On 23.03.2020, the Federal Cabinet adopted a draft bill submitted by the Federal Ministry of Justice and Consumer Protection (BMJV) to mitigate the consequences of the COVID-19 pandemic in civil, insolvency and criminal procedure law as a "formulation aid for the coalition parties". This draft can be found here on the BMJV website and contains a comprehensive package of measures.
The suspension of the obligation to file for insolvency is included as Article 1 ("Act on the Temporary Suspension of the Obligation to File for Insolvency and on the Limitation of Directors' and Officers' Liability in the Event of Insolvency Caused by the COVID-19 Pandemic" (COVID-19 Insolvency Suspension Act - COVInsAG)).
Contrary to the BMJV's previous press release dated 16.03.2020 (see our blog post dated 19.03.2020), the content of the draft it has now presented does not follow on from the previous regulations on the occasion of the flood disasters in 2002, 2013 and 2016, but goes significantly beyond the regulations at the time. The central provision reads:
§ 1 Suspension of the obligation to file for insolvency
"The obligation to file for insolvency pursuant to Section 15a of the Insolvency Code and Section 42 (2) of the German Civil Code is suspended until September 30, 2020. This does not apply if the insolvency maturity is not due to the consequences of the spread of the SARS-CoV-2 virus (COVID-19 pandemic) or if there is no prospect of eliminating an existing inability to pay. If the debtor was not insolvent on December 31, 2019, it is assumed that the insolvency maturity is based on the effects of the COVID-19 pandemic and that there are prospects of eliminating an existing insolvency. If the debtor is a natural person, section 290 (1) no. 4 of the Insolvency Code shall apply with the proviso that no refusal of discharge of residual debt can be based on the delay in the opening of insolvency proceedings in the period between March 1, 2020 and September 30, 2020. Sentences 2 and 3 apply accordingly."
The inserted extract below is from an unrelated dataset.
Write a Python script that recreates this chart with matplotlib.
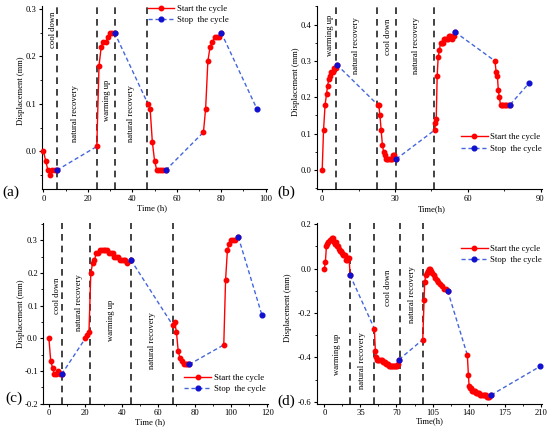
import matplotlib
matplotlib.use("Agg")
import matplotlib.pyplot as plt
import numpy as np
from matplotlib.lines import Line2D
from matplotlib.ticker import MultipleLocator

plt.rcParams['font.family'] = ['Liberation Serif', 'DejaVu Serif']
plt.rcParams['font.size'] = 6.2

# ---- panel (a) ----
a_t = [[0, 1, 2, 3, 4, 5, 6],
       [24, 25, 26, 27, 28, 29, 30, 31, 32],
       [47, 48, 49, 50, 51, 52, 53, 54, 55],
       [72, 73, 74, 75, 76, 77, 78, 79, 80]]
a_y = [[0.0, -0.02, -0.04, -0.05, -0.04, -0.04, -0.04],
       [0.01, 0.18, 0.22, 0.23, 0.23, 0.24, 0.25, 0.25, 0.25],
       [0.10, 0.09, 0.02, -0.02, -0.04, -0.04, -0.04, -0.04, -0.04],
       [0.04, 0.09, 0.19, 0.22, 0.23, 0.24, 0.24, 0.24, 0.25]]
a_end = (96, 0.09)
a_vlines = [6, 24, 32, 46.5]
a_texts = [(4.2, 0.255, "cool down"), (14.2, 0.08, "natural recovery"),
           (28.8, 0.108, "warming up"), (39.3, 0.08, "natural recovery")]

# ---- panel (b) ----
b_t = [[0, 0.55, 1.2, 1.8, 2.2, 2.7, 3.3, 3.8, 4.4, 4.9, 5.5, 6.0],
       [22.8, 23.3, 23.8, 24.3, 24.8, 25.3, 25.8, 26.3, 26.8, 27.3, 27.8, 28.3,
        28.8, 29.3, 29.8, 30.5],
       [46.4, 46.7, 47.0, 47.4, 47.8, 48.3, 48.8, 49.3, 49.8, 50.3, 50.8, 51.3,
        51.8, 52.3, 52.8, 53.3, 53.8, 54.2, 54.7],
       [71.2, 71.7, 72.2, 72.6, 73.0, 73.5, 74.0, 74.6, 75.2, 75.8, 76.4, 77.5]]
b_y = [[0.0, 0.11, 0.18, 0.21, 0.23, 0.25, 0.26, 0.27, 0.27, 0.28, 0.28, 0.29],
       [0.18, 0.18, 0.15, 0.11, 0.07, 0.05, 0.04, 0.03, 0.03, 0.03, 0.03, 0.03,
        0.03, 0.04, 0.04, 0.03],
       [0.11, 0.13, 0.14, 0.26, 0.31, 0.33, 0.35, 0.35, 0.35, 0.36, 0.36, 0.36,
        0.36, 0.37, 0.37, 0.36, 0.37, 0.37, 0.38],
       [0.30, 0.27, 0.26, 0.22, 0.20, 0.18, 0.18, 0.18, 0.18, 0.18, 0.18, 0.18]]
b_end = (85.4, 0.24)
b_vlines = [5.5, 22.5, 30.5, 46.2]
b_texts = [(3.4, 0.37, "warming up"), (14.1, 0.343, "natural recovery"),
           (27.2, 0.367, "cool down"), (38.5, 0.343, "natural recovery")]

# ---- panel (c) ----
c_t = [[0, 1, 2, 3, 4, 5, 6, 7],
       list(range(20, 44)) + [45],
       [68, 69, 70, 71, 72, 73, 74, 75, 76, 77],
       [96, 97, 98, 99, 100, 101, 102, 104]]
c_y = [[0.0, -0.07, -0.09, -0.11, -0.11, -0.10, -0.11, -0.11],
       [0.0, 0.01, 0.02, 0.20, 0.23, 0.24, 0.26, 0.26, 0.27, 0.27, 0.27, 0.27,
        0.27, 0.26, 0.26, 0.26, 0.25, 0.25, 0.25, 0.24, 0.24, 0.24, 0.24, 0.23,
        0.24],
       [0.04, 0.05, 0.02, -0.04, -0.06, -0.07, -0.08, -0.08, -0.08, -0.08],
       [-0.02, 0.18, 0.27, 0.29, 0.30, 0.30, 0.30, 0.31]]
c_end = (117, 0.07)
c_vlines = [7.3, 22.3, 44.9, 68.1]
c_texts = [(4.4, 0.13, "cool down"), (16.6, 0.109, "natural recovery"),
           (34.0, 0.055, "warming up"), (56.4, -0.008, "natural recovery")]

# ---- panel (d) ----
d_t = [list(range(0, 26)),
       [48.5 + i for i in range(25)],
       [95.5, 96.8, 97.4, 98.4, 99.7, 100.6, 101.9, 102.9, 103.8, 104.9, 106.1,
        107.4, 109.1, 110.7, 112.3, 113.9, 115.9, 117.8, 119.7],
       [138.8, 139.8, 140.5, 141.4, 142.4] + [143.5 + i for i in range(17)] + [161.8]]
d_y = [[0.0, 0.03, 0.10, 0.11, 0.12, 0.13, 0.13, 0.14, 0.14, 0.12, 0.11, 0.12,
        0.10, 0.10, 0.09, 0.08, 0.08, 0.07, 0.06, 0.06, 0.06, 0.04, 0.04, 0.05,
        0.05, -0.03],
       [-0.27, -0.37, -0.40, -0.41, -0.41, -0.41, -0.41, -0.41, -0.42, -0.42,
        -0.42, -0.43, -0.43, -0.43, -0.44, -0.44, -0.44, -0.44, -0.44, -0.44,
        -0.44, -0.44, -0.44, -0.43, -0.41],
       [-0.32, -0.14, -0.06, -0.03, -0.02, -0.01, 0.0, 0.0, -0.01, -0.02, -0.03,
        -0.04, -0.05, -0.06, -0.07, -0.08, -0.09, -0.09, -0.10],
       [-0.39, -0.48, -0.53, -0.54, -0.54, -0.55, -0.55, -0.55, -0.55, -0.56,
        -0.56, -0.56, -0.56, -0.57, -0.57, -0.57, -0.57, -0.57, -0.57, -0.58,
        -0.58, -0.58, -0.57]]
d_end = (209.7, -0.44)
d_vlines = [24.6, 47.9, 73.8, 95.5]
d_texts = [(12, -0.385, "warming up"), (36.9, -0.415, "natural recovery"),
           (61.5, -0.085, "cool down"), (84.8, -0.115, "natural recovery")]

RED = '#ff0000'
BLUE_LINE = '#4466dd'
BLUE_DOT = '#1010d0'

fig = plt.figure(figsize=(5.5, 4.32), dpi=100)

panels = [
    dict(rect=[0.077, 0.562, 0.408, 0.423], t=a_t, y=a_y, end=a_end, vl=a_vlines,
         tx=a_texts, xlim=(-0.5, 100.5), ylim=(-0.08, 0.305), xmaj=20, ymaj=0.1,
         xlabel="Time (h)", leg=(0.45, 0.955), tag="(a)", tagpos=(0.004, 0.555),
         ylc=(-0.077, 0.54), xlc=(0.49, -0.08)),
    dict(rect=[0.577, 0.562, 0.408, 0.423], t=b_t, y=b_y, end=b_end, vl=b_vlines,
         tx=b_texts, xlim=(-2, 90.5), ylim=(-0.053, 0.45), xmaj=30, ymaj=0.1,
         xlabel="Time(h)", leg=(0.621, 0.253), tag="(b)", tagpos=(0.504, 0.555),
         ylc=(-0.077, 0.59), xlc=(0.51, -0.085)),
    dict(rect=[0.079, 0.0655, 0.409, 0.4176], t=c_t, y=c_y, end=c_end, vl=c_vlines,
         tx=c_texts, xlim=(-3, 120.5), ylim=(-0.2, 0.352), xmaj=20, ymaj=0.1,
         xlabel="Time (h)", leg=(0.607, 0.11), tag="(c)", tagpos=(0.009, 0.079),
         ylc=(-0.081, 0.5), xlc=(0.474, -0.082)),
    dict(rect=[0.577, 0.0655, 0.408, 0.4176], t=d_t, y=d_y, end=d_end, vl=d_vlines,
         tx=d_texts, xlim=(-6.8, 211), ylim=(-0.609, 0.2045), xmaj=35, ymaj=0.2,
         xlabel="Time(h)", leg=(0.621, 0.826), tag="(d)", tagpos=(0.504, 0.072),
         ylc=(-0.111, 0.53), xlc=(0.5, -0.075)),
]

for p in panels:
    ax = fig.add_axes(p['rect'])
    segs_t, segs_y = p['t'], p['y']

    # dashed "stop" connections: end of a segment -> start of the next one
    bx, by = [], []
    for i in range(len(segs_t)):
        bx.append(segs_t[i][-1])
        by.append(segs_y[i][-1])
        if i + 1 < len(segs_t):
            bx.append(segs_t[i + 1][0])
            by.append(segs_y[i + 1][0])
        else:
            bx.append(p['end'][0])
            by.append(p['end'][1])
        bx.append(np.nan)
        by.append(np.nan)
    ax.plot(bx, by, '--', color=BLUE_LINE, lw=1.0, dashes=(3, 2), zorder=2)

    for st, sy in zip(segs_t, segs_y):
        ax.plot(st, sy, '-', color=RED, lw=1.0, marker='o', ms=3.2,
                zorder=3, clip_on=False)

    stops_x = [s[-1] for s in segs_t] + [p['end'][0]]
    stops_y = [s[-1] for s in segs_y] + [p['end'][1]]
    ax.plot(stops_x, stops_y, 'o', color=BLUE_DOT, ms=3.4, zorder=4, clip_on=False)

    for v in p['vl']:
        ax.axvline(v, color='#222222', ls='--', lw=1.2, dashes=(4, 3), zorder=1)

    for x, y, s in p['tx']:
        ax.text(x, y, s, rotation=90, ha='center', va='center')

    ax.set_xlim(*p['xlim'])
    ax.set_ylim(*p['ylim'])
    ax.xaxis.set_major_locator(MultipleLocator(p['xmaj']))
    ax.xaxis.set_minor_locator(MultipleLocator(p['xmaj'] / 2))
    ax.yaxis.set_major_locator(MultipleLocator(p['ymaj']))
    ax.yaxis.set_minor_locator(MultipleLocator(p['ymaj'] / 2))
    ax.yaxis.set_major_formatter(plt.FormatStrFormatter('%.1f'))
    ax.spines['top'].set_visible(False)
    ax.spines['right'].set_visible(False)
    ax.tick_params(which='major', direction='out', length=2.5, width=0.8, pad=1.5)
    ax.tick_params(which='minor', direction='out', length=1.5, width=0.6)
    ax.set_xlabel(p['xlabel'])
    ax.set_ylabel("Displacement (mm)")
    ax.yaxis.set_label_coords(*p['ylc'])
    ax.xaxis.set_label_coords(*p['xlc'])

    handles = [Line2D([], [], color=RED, lw=1.0, marker='o', ms=3.2),
               Line2D([], [], color=BLUE_LINE, lw=1.0, ls='--', dashes=(3, 2),
                      marker='o', ms=3.4, markerfacecolor=BLUE_DOT,
                      markeredgecolor=BLUE_DOT)]
    ax.legend(handles, ["Start the cycle", "Stop  the cycle"], loc='center left',
              bbox_to_anchor=p['leg'], frameon=False, borderpad=0,
              handlelength=3.1, handletextpad=0.3, labelspacing=0.35)

    fig.text(p['tagpos'][0], p['tagpos'][1], p['tag'], fontsize=11,
             ha='left', va='center')

fig.savefig("out.png", dpi=100)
In essence, this provides for a generally unconditional temporary suspension of the obligation to file for insolvency (sentence 1) and the fiction of the causality of the COVID-19 pandemic for insolvency maturity occurring at a later date in the event of insolvency that did not yet exist on December 31, 2019 (sentence 3). The suspension should only not apply if the insolvency maturity is not due to the consequences of the COVID-19 pandemic or if there are no prospects of eliminating an insolvency that has otherwise occurred (sentence 2).
In addition, the draft contains a number of supplementary provisions in section 2 ("Consequences of the suspension"), namely with regard to
- the fiction of payments initiated by the managing directors / management board members during the suspension as being compatible with the diligence of a prudent and conscientious manager within the meaning of sections 64 sentence 2 GmbHG, 92 para. 2 sentence 2 AktG, 130a para. 1 sentence 2, 177a sentence 1 HGB, 99 sentence 2 GenG (section 2 para. 1 no. 1),
- the exclusion, limited until September 30, 2023, of creditor disadvantages for the repayment or collateralization of loans granted during the suspension, including in the case of shareholder loans (Section 2 para. 1 no. 2),
- the general exclusion of the immorality of loans granted and collateral provided during the suspension (section 2 para. 1 no. 3),
- the exclusion of the contestability of legal acts provided for in various respects (section 2 para. 1 no. 4 lit. a) to e)).
For companies not required to file for insolvency per se, Section 2 para. 2 provides for a broadly corresponding application.
As far as state credit assistance from KfW or other financing institutions is concerned, the granting, collateralization and repayment of such assistance is protected even further by law in accordance with section 2 para. 3, and even indefinitely with regard to repayment.
It can be assumed that a draft corresponding to this drafting aid will be submitted to the Bundestag in the near future - probably this week - and will be passed there. It remains to be seen whether changes will be made to it during the legislative process, in particular with regard to the exemption provided for in section 1 sentence 2 of the draft for insolvency that has already occurred by 31.12.2019 and its non-avoidability ( Prof. Dr. Stephan Madaus is also critical of this).
We will keep you informed here about further developments.
Update from 25.03.2020:
The corresponding draft bill (BT-Drs. 19/18110) has now been introduced into the Bundestag and will be discussed there in public reading today from 14:40.